__Problem requirements__:
Pull out every line below holding the word "this".
____ Recorded information
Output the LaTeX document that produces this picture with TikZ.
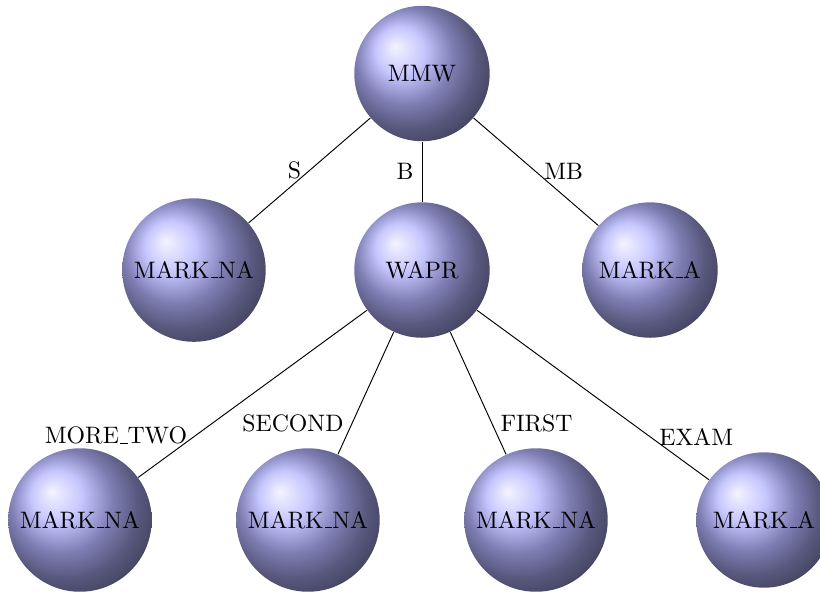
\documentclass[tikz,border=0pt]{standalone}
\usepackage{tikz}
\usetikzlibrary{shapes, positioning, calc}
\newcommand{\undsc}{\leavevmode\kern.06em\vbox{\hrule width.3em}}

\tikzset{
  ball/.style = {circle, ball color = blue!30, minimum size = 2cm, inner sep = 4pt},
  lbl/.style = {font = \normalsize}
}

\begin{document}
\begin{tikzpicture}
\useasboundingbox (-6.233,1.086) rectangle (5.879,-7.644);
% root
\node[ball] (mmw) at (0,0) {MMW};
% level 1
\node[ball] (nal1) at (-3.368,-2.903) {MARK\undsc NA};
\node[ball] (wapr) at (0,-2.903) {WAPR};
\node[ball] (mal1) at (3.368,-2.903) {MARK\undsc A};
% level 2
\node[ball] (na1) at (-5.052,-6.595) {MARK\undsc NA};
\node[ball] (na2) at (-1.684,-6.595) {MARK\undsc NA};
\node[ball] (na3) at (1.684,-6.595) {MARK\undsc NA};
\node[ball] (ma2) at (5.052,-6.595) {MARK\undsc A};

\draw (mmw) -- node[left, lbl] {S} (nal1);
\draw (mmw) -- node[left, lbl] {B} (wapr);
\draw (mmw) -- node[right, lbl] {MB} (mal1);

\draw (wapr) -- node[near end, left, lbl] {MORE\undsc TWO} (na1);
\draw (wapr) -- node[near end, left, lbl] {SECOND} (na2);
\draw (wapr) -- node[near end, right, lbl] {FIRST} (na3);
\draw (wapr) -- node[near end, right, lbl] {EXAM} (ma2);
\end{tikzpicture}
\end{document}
________
____ Recorded information
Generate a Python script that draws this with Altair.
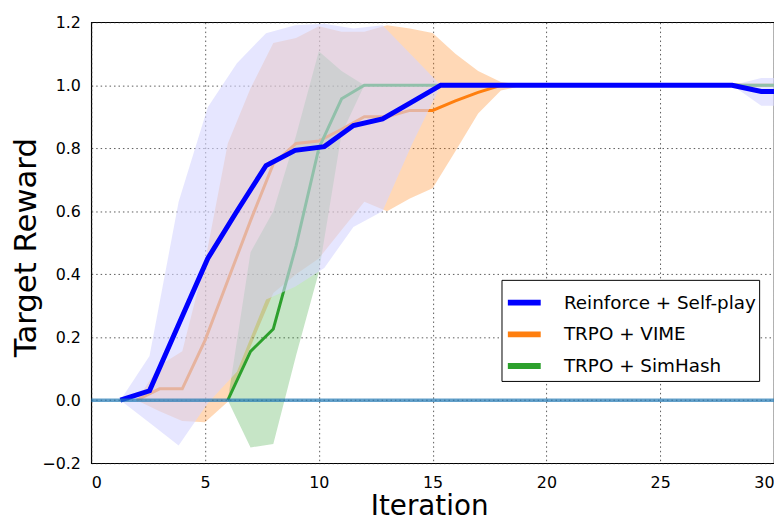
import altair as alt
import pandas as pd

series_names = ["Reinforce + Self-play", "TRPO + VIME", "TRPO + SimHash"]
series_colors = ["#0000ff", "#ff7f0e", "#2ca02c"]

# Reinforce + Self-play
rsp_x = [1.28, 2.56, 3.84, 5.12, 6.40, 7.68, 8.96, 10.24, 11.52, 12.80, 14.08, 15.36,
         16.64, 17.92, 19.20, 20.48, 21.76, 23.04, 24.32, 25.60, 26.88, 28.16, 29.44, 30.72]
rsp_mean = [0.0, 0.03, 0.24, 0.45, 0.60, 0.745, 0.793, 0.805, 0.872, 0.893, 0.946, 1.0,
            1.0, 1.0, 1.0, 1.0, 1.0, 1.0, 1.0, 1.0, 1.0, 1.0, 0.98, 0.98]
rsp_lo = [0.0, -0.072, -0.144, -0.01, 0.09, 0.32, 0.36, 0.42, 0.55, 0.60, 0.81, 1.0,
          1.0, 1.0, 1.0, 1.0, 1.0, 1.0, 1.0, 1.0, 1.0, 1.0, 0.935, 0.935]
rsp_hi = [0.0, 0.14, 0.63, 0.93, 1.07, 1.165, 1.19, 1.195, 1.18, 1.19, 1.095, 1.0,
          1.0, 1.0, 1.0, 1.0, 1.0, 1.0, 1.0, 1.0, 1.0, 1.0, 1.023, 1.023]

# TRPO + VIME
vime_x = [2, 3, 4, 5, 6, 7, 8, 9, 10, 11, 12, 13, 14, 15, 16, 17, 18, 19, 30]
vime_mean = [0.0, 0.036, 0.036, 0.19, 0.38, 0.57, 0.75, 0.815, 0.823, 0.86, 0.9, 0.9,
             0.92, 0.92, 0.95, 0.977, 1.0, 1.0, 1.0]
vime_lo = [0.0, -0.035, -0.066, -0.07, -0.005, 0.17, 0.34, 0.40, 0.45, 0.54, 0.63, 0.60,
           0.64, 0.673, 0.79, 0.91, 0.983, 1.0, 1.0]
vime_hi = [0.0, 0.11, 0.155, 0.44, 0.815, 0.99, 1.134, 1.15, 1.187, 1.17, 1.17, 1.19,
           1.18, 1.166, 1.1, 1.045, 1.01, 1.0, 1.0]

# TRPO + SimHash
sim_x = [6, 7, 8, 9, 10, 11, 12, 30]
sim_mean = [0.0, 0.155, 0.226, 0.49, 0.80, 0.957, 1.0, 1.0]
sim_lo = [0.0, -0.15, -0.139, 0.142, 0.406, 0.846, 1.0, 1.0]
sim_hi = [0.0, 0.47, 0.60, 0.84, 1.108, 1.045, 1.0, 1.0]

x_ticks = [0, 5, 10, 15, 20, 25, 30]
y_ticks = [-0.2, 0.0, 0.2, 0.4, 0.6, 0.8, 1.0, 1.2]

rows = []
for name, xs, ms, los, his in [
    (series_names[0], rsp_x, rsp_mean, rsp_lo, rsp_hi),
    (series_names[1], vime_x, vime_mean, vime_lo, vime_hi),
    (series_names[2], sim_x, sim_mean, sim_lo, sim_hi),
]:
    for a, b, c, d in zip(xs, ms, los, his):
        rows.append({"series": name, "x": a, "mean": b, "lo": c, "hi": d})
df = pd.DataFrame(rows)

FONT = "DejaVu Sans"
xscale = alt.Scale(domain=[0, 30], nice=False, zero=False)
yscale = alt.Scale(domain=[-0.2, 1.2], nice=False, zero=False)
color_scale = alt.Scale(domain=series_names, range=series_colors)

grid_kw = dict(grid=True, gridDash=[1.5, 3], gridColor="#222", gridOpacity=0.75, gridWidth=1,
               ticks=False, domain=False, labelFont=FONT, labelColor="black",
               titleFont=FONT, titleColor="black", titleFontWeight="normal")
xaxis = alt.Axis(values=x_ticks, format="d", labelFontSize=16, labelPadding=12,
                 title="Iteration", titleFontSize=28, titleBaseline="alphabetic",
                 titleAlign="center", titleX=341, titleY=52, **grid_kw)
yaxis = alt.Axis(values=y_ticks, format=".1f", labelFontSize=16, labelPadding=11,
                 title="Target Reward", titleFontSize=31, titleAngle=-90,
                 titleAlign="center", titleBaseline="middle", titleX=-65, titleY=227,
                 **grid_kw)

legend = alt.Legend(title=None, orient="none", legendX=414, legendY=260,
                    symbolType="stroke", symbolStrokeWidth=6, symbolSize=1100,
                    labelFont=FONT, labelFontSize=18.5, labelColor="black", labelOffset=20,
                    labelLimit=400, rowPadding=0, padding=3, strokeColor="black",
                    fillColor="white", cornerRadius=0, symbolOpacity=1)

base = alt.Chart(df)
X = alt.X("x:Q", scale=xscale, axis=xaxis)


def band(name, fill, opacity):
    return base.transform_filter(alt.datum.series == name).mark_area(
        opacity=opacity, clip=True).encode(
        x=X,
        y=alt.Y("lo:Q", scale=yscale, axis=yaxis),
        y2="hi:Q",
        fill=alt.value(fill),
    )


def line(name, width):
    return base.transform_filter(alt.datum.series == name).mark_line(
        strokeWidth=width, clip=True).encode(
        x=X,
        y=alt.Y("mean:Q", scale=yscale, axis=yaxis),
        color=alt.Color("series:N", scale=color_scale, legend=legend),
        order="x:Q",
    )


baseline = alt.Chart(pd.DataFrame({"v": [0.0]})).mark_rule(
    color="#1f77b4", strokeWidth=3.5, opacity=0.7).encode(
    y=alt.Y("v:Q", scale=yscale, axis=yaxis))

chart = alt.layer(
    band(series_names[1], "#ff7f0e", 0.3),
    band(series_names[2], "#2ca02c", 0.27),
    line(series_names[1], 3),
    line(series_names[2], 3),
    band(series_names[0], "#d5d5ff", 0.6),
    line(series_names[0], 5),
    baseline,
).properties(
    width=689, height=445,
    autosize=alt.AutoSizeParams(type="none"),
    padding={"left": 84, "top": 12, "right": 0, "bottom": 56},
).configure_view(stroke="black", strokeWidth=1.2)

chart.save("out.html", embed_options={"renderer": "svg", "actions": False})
________
____ Recorded information
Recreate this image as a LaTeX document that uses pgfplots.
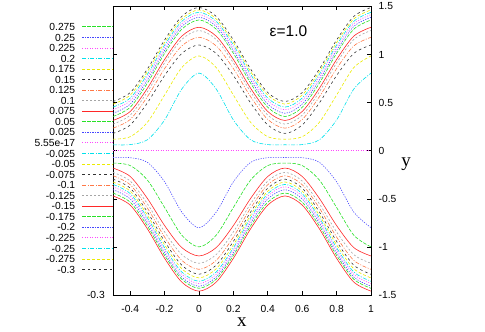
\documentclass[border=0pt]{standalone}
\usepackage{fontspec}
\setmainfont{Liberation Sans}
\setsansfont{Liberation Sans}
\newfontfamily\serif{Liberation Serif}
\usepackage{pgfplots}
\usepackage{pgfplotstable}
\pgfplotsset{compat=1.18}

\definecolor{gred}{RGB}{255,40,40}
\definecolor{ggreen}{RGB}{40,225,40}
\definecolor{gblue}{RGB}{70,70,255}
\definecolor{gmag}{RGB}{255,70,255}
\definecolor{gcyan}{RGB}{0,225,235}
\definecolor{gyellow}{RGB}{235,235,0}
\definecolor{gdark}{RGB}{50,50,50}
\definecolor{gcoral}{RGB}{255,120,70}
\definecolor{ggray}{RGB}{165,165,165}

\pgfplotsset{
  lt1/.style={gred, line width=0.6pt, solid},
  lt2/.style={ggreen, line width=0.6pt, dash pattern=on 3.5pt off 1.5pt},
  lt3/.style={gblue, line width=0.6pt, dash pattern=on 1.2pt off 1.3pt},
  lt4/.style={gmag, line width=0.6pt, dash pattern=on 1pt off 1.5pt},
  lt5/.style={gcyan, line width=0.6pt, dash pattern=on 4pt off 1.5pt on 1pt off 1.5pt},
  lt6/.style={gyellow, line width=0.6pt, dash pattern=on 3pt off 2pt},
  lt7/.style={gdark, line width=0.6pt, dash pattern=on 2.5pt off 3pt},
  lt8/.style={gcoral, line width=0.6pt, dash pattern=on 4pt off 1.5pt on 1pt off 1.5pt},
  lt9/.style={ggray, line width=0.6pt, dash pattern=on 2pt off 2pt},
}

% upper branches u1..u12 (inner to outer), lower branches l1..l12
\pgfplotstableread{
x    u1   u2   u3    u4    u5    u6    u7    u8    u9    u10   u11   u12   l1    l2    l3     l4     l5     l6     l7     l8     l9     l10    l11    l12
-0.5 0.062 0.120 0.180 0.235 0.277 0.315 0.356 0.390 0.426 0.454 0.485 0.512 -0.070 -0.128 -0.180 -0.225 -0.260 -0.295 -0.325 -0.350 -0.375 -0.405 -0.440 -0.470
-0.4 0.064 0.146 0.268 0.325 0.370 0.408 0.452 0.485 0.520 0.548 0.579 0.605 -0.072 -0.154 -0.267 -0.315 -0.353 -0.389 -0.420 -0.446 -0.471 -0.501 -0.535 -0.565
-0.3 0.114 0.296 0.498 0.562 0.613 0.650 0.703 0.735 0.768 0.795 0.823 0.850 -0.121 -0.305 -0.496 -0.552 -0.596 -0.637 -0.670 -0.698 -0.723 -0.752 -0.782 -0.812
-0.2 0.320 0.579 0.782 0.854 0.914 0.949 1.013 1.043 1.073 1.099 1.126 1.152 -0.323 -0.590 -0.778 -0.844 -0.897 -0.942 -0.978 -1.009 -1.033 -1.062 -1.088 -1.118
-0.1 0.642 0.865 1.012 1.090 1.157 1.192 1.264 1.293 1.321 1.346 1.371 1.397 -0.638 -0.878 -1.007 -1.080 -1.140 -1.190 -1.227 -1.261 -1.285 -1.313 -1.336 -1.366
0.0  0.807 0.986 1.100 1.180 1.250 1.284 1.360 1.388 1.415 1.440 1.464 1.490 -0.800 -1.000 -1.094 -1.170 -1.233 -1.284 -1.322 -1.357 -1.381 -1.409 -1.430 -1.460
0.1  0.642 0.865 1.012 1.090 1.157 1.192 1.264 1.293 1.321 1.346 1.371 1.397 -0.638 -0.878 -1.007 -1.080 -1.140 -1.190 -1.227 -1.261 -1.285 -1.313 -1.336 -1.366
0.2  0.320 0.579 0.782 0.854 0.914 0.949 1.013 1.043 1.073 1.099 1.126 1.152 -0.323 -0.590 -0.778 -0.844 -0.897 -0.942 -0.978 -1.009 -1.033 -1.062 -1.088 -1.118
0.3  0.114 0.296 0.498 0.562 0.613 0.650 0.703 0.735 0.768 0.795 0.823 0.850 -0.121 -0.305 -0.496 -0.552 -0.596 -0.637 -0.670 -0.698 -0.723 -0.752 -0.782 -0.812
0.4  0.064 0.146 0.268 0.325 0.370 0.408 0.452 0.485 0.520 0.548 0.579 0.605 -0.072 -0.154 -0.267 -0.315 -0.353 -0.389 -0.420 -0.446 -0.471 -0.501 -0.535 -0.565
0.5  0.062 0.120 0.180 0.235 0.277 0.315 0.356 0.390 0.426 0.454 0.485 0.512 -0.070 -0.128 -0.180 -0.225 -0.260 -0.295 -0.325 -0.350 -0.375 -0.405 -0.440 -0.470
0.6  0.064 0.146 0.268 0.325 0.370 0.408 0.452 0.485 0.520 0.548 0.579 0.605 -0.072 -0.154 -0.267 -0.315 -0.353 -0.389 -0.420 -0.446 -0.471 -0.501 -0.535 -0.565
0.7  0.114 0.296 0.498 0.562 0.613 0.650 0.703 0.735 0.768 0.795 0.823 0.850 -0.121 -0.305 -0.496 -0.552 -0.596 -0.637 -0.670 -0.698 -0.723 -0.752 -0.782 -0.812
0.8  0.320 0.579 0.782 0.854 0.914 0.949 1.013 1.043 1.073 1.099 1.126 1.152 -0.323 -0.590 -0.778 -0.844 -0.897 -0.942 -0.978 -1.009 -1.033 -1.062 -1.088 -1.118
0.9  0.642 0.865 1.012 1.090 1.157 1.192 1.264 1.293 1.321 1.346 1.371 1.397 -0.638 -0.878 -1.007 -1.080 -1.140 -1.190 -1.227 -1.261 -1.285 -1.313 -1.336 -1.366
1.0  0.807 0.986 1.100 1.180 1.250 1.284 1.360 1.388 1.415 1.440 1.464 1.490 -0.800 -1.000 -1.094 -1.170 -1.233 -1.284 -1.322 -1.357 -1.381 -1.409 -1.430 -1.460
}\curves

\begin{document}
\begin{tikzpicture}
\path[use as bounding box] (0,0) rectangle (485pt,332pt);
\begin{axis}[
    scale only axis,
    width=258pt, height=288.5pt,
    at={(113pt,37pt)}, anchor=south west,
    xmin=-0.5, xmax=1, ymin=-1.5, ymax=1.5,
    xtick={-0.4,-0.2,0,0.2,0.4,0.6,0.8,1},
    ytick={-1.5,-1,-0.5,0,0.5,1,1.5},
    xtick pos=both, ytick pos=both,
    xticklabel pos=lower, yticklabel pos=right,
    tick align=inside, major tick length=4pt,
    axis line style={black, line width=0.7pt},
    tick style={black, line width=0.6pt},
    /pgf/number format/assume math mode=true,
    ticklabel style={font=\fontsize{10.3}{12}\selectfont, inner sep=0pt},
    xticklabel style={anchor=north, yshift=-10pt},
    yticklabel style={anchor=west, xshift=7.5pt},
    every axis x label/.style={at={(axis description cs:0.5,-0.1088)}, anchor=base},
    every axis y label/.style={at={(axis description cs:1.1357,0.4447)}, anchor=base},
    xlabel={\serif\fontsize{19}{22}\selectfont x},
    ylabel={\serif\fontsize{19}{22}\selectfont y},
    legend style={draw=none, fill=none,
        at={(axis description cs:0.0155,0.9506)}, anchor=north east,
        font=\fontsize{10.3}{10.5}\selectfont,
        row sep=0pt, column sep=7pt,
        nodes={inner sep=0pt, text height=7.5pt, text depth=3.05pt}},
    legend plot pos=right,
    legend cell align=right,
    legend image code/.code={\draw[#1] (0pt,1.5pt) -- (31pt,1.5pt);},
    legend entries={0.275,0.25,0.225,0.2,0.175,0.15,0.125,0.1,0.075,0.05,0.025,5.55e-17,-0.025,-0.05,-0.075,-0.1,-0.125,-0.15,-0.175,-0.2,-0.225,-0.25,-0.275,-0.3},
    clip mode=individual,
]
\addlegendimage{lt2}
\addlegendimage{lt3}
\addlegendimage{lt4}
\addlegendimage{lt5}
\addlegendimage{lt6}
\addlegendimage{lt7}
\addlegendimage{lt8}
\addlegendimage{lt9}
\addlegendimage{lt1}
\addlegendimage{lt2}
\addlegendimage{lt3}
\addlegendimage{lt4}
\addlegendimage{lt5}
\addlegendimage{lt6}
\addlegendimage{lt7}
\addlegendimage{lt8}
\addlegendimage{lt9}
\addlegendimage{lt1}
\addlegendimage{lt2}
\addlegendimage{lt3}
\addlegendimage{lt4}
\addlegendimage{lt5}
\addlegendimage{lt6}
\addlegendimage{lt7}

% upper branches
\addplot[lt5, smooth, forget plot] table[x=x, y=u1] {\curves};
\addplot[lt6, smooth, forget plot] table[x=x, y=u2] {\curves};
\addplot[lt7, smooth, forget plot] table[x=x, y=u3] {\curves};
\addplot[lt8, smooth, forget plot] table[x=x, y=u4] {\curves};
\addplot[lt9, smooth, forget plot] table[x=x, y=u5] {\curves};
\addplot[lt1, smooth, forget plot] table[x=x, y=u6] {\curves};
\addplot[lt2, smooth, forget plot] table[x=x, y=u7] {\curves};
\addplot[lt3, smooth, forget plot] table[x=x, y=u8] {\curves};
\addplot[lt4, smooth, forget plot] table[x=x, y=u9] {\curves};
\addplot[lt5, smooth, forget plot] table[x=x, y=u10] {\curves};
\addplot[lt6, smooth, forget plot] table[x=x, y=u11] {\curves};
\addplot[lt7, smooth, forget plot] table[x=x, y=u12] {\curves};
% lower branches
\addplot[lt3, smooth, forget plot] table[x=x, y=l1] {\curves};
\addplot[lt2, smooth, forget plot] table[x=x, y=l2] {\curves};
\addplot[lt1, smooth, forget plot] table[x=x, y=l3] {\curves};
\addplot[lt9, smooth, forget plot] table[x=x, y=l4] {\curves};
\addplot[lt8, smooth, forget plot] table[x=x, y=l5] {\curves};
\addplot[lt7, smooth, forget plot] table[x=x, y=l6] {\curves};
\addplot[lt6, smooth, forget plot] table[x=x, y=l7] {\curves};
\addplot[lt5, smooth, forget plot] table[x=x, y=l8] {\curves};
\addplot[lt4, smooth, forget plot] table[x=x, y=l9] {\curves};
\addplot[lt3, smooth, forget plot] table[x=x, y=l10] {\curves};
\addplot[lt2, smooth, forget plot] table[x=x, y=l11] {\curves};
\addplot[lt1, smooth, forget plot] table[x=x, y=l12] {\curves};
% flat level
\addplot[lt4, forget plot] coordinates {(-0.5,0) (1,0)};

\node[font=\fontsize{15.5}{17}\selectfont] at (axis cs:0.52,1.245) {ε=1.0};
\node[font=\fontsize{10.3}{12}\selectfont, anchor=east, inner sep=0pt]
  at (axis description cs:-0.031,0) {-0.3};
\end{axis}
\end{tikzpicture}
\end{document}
________
__Answer__:
Output the LaTeX document that produces this picture with TikZ.
Generate a Python script that draws this with Altair.
Recreate this image as a LaTeX document that uses pgfplots.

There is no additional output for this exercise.